Re: Are User Surveys the best approach for defining your audienc

Subject: Re: Are User Surveys the best approach for defining your audienc
From: John McDermott <jjm -at- JKINTL -dot- COM>
Date: Thu, 2 Feb 1995 09:13:54 PST

Doug, great answer to Kelly who wrote:

>**********************
> My department has decided to "better define our end-user". We are
> considering taking the survey approach. Can anyone make suggestions as
> to some good questions to ask on a user survey? And how can we get
> them to send it back? We've got to start somewhere, but is a survey
> the best approach?
>**********************

>My off-the-cuff response to that last question is "no." IMHO, the best
>approach to "knowing thy user" is to walk a mile in his or her shoes (or
>boots, as the case may be). I do not mean "observe," I do not mean "hang
>around with," I do not mean "conduct a personal interview." I mean get out
>there and BE A USER. Bend tin, enter data, tune control systems, whatever
>it is that your user does, you should do to. There is no substitute for
>this experience.

[[lots of good suggestions deleted]]

>If you can't get out among your users, at least spend some time working on
>the support line. Find out what frustrates people and what you have to do
>to talk around it.
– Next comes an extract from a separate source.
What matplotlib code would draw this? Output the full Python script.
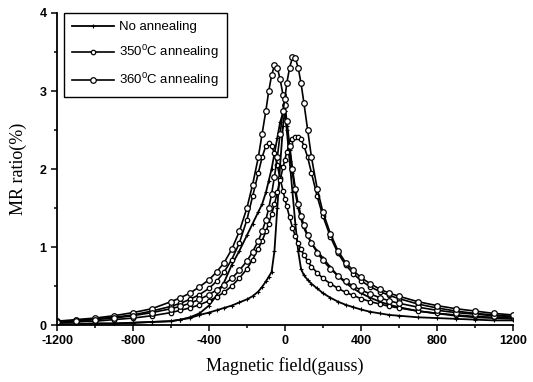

It's a substitute for a site visit the way TVP is a
>substitute for beef, but it's better than sitting back and making a guess,
>or relying on second-hand reports. Remember, a bad day doing is better
>than an good day theorizing.

>Anyway, once you and some other people in your department have this
>experience, you will have some context to ask questions about the things
>you didn't observe, or to discover how widespread some of the behavior you
>observed is. Until you have this context, your survey is pretty much a
>blind man in a dark room searching for a black cat that isn't there.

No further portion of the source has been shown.